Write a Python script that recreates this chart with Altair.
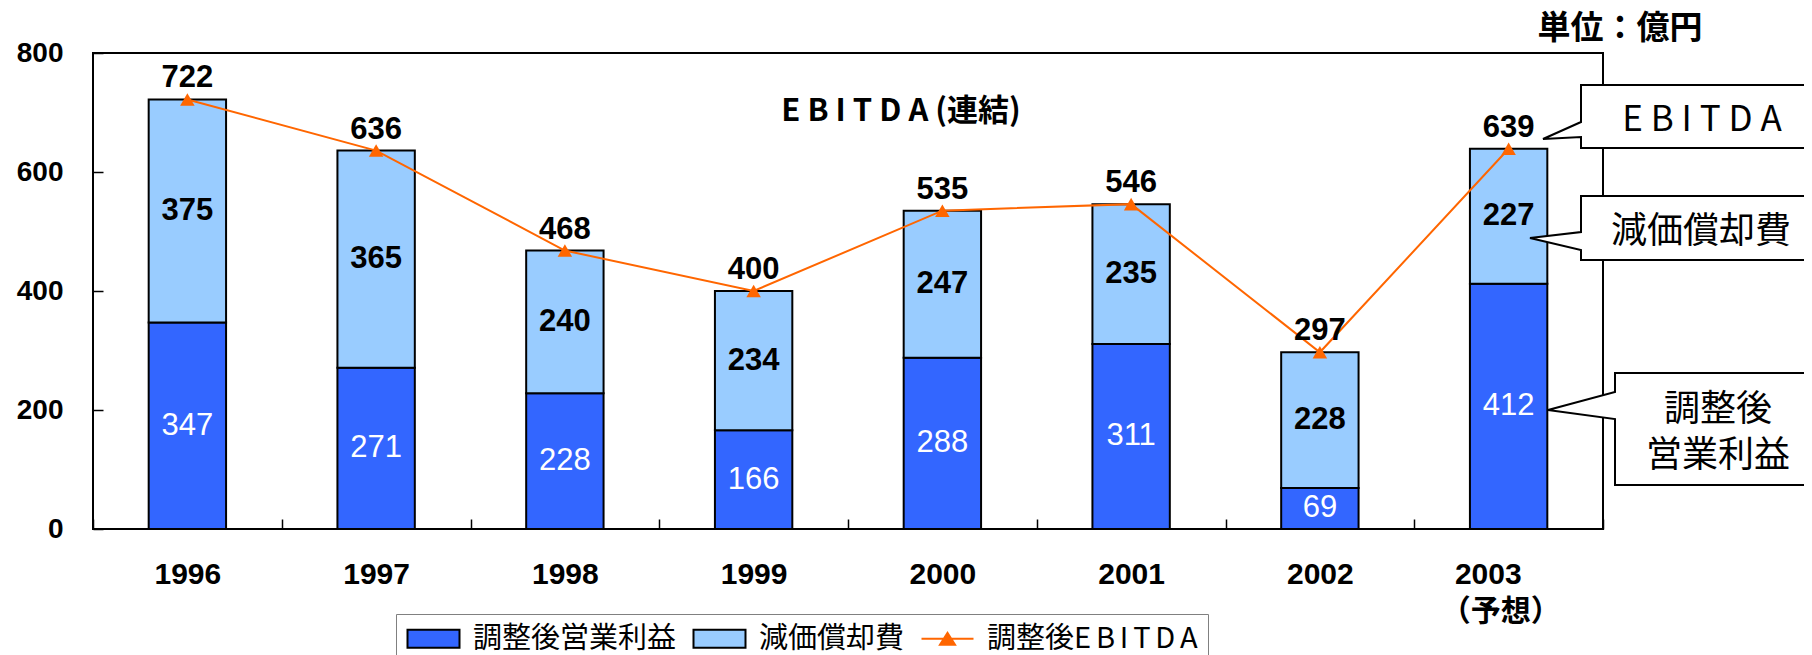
import altair as alt
import pandas as pd

# ---- data ----
years = ["1996", "1997", "1998", "1999", "2000", "2001", "2002", "2003"]
op_profit = [347, 271, 228, 166, 288, 311, 69, 412]        # 調整後営業利益
depreciation = [375, 365, 240, 234, 247, 235, 228, 227]    # 減価償却費
ebitda = [722, 636, 468, 400, 535, 546, 297, 639]          # 調整後EBITDA
series = ["調整後営業利益", "減価償却費", "調整後E\u2006B\u2006I\u2006T\u2006D\u2006A"]
y_ticks = [0, 200, 400, 600, 800]
title_text = "E B I T D A (連結)"
unit_text = "単位：億円"
forecast_year = "2003"
forecast_note = "（予想）"
callout_ebitda = "E B I T D A"
callout_dep = "減価償却費"
callout_op = "調整後\n営業利益"

# ---- styling ----
C_OP = "#3366FF"
C_DEP = "#99CCFF"
C_LINE = "#FF6600"
NUM_FONT = "Liberation Sans, Arial, Noto Sans CJK JP"
CJK_FONT = "Noto Sans CJK JP"
W, H = 1510, 476
NB = "\u00a0"
ZW = "\u200b"

df = pd.DataFrame({"year": years, "op": op_profit, "dep": depreciation, "ebitda": ebitda})

label_expr = (
    f"datum.value == '{forecast_year}' ? "
    f"['{forecast_year}{NB * 5}{ZW}', '{forecast_note}{NB * 2}{ZW}'] : datum.label"
)
xaxis = alt.Axis(
    title=None, domain=False, offset=-10, tickSize=10, tickBand="extent",
    tickColor="black", tickWidth=1.5, labelPadding=30, labelFont=NUM_FONT,
    labelFontSize=30, labelFontWeight="bold", labelColor="black", labelAngle=0,
    labelLineHeight=37, labelOverlap=False, labelExpr=label_expr,
)
yaxis = alt.Axis(
    title=None, domain=False, offset=-10, tickSize=10, values=y_ticks,
    tickColor="black", tickWidth=1.5, labelPadding=30, labelFont=NUM_FONT,
    labelFontSize=28, labelFontWeight="bold", labelColor="black", grid=False,
)
X = alt.X("year:N", sort=years, scale=alt.Scale(paddingInner=0, paddingOuter=0), axis=xaxis)
ysc = alt.Scale(domain=[0, 800], nice=False, zero=True)

base = alt.Chart(df)

bar_op = base.mark_bar(color=C_OP, stroke="black", strokeWidth=2,
                       width=alt.RelativeBandSize(0.41)).encode(
    x=X, y=alt.Y("op:Q", scale=ysc, axis=yaxis))

bar_dep = base.transform_calculate(top="datum.op + datum.dep").mark_bar(
    color=C_DEP, stroke="black", strokeWidth=2, width=alt.RelativeBandSize(0.41)).encode(
    x=X, y=alt.Y("top:Q", scale=ysc, axis=yaxis), y2="op:Q")

line = base.mark_line(color=C_LINE, strokeWidth=2).encode(
    x=X, y=alt.Y("ebitda:Q", scale=ysc, axis=yaxis))

markers = base.mark_point(shape="triangle-up", filled=True, color=C_LINE, size=210, opacity=1).encode(
    x=X, y=alt.Y("ebitda:Q", scale=ysc, axis=yaxis))

txt_op = base.transform_calculate(mid="datum.op / 2").mark_text(
    color="white", fontSize=31, font=NUM_FONT).encode(
    x=X, y=alt.Y("mid:Q", scale=ysc, axis=yaxis), text="op:Q")

txt_dep = base.transform_calculate(mid2="datum.op + datum.dep / 2").mark_text(
    color="black", fontSize=31, fontWeight="bold", font=NUM_FONT).encode(
    x=X, y=alt.Y("mid2:Q", scale=ysc, axis=yaxis), text="dep:Q")

txt_tot = base.mark_text(color="black", fontSize=31, fontWeight="bold", font=NUM_FONT,
                         baseline="bottom", dy=-5).encode(
    x=X, y=alt.Y("ebitda:Q", scale=ysc, axis=yaxis), text="ebitda:Q")

one = alt.InlineData(values=[{}])

title_mark = alt.Chart(one).mark_text(
    text=title_text, font=CJK_FONT, fontSize=31, fontWeight="bold", color="black").encode(
    x=alt.value(808), y=alt.value(59))

unit_mark = alt.Chart(one).mark_text(
    text=unit_text, font=CJK_FONT, fontSize=33, fontWeight="bold", color="black").encode(
    x=alt.value(1527), y=alt.value(-24))

# callout balloons (annotation shapes, pixel path relative to plot origin)
p1 = "M1488,32 H1730 V95 H1488 V84 L1450,86 L1488,69 Z"
p2 = "M1488,143 H1730 V207 H1488 V197 L1437,185 L1488,179 Z"
p3 = "M1522,320 H1730 V432 H1522 V366 L1455,357 L1522,339 Z"
callouts = []
for p in (p1, p2, p3):
    callouts.append(alt.Chart(one).mark_point(
        shape=p, size=4, filled=True, fill="white", stroke="black", strokeWidth=2, opacity=1).encode(
        x=alt.value(0), y=alt.value(0)))

ct1 = alt.Chart(one).mark_text(text=callout_ebitda, font=CJK_FONT, fontSize=35, color="black").encode(
    x=alt.value(1609), y=alt.value(67))
ct2 = alt.Chart(one).mark_text(text=callout_dep, font=CJK_FONT, fontSize=36, color="black").encode(
    x=alt.value(1608), y=alt.value(179))
ct3 = alt.Chart(one).mark_text(text=callout_op, font=CJK_FONT, fontSize=36, color="black",
                               lineBreak="\n", lineHeight=46).encode(
    x=alt.value(1625), y=alt.value(357))

# legend (built from a scale on the series names)
rect_sym = "M-1,-0.7 H3 V0.7 H-1 Z"
line_sym = "M-1,0 H3 M0.42,0.46 L1,-0.46 L1.58,0.46 Z"
leg_cfg = alt.Legend(
    title=None, orient="none", legendX=303, legendY=561, direction="horizontal",
    symbolSize=676, symbolStrokeWidth=2, symbolOpacity=1, labelFont=CJK_FONT,
    labelFontSize=29, labelColor="black", labelOffset=38, labelLimit=500,
    columnPadding=12, padding=10, strokeColor="#808080", fillColor="white",
)
leg_df = pd.DataFrame({"series": series})
legend_layer = alt.Chart(leg_df).transform_filter("false").mark_point(filled=True, opacity=1).encode(
    fill=alt.Fill("series:N", scale=alt.Scale(domain=series, range=[C_OP, C_DEP, C_LINE]), legend=leg_cfg),
    stroke=alt.Stroke("series:N", scale=alt.Scale(domain=series, range=["black", "black", C_LINE]), legend=leg_cfg),
    shape=alt.Shape("series:N", scale=alt.Scale(domain=series, range=[rect_sym, rect_sym, line_sym]), legend=leg_cfg),
)

chart = alt.layer(
    bar_op, bar_dep, line, markers, txt_op, txt_dep, txt_tot,
    title_mark, unit_mark, *callouts, ct1, ct2, ct3, legend_layer,
).properties(
    width=W, height=H,
    autosize=alt.AutoSizeParams(type="none"),
    padding={"left": 85, "top": 45, "right": 201, "bottom": 126},
    background="white",
).configure_view(stroke="black", strokeWidth=2)

chart.save("out.html", embed_options={"renderer": "svg", "actions": False})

TASK DETAILS | Each line from the top of the material through the line containing "import pandas as pd" should be reproduced exactly; please drop any images.

FINISHED TASK |
Write a Python script that recreates this chart with Altair.
import altair as alt
import pandas as pd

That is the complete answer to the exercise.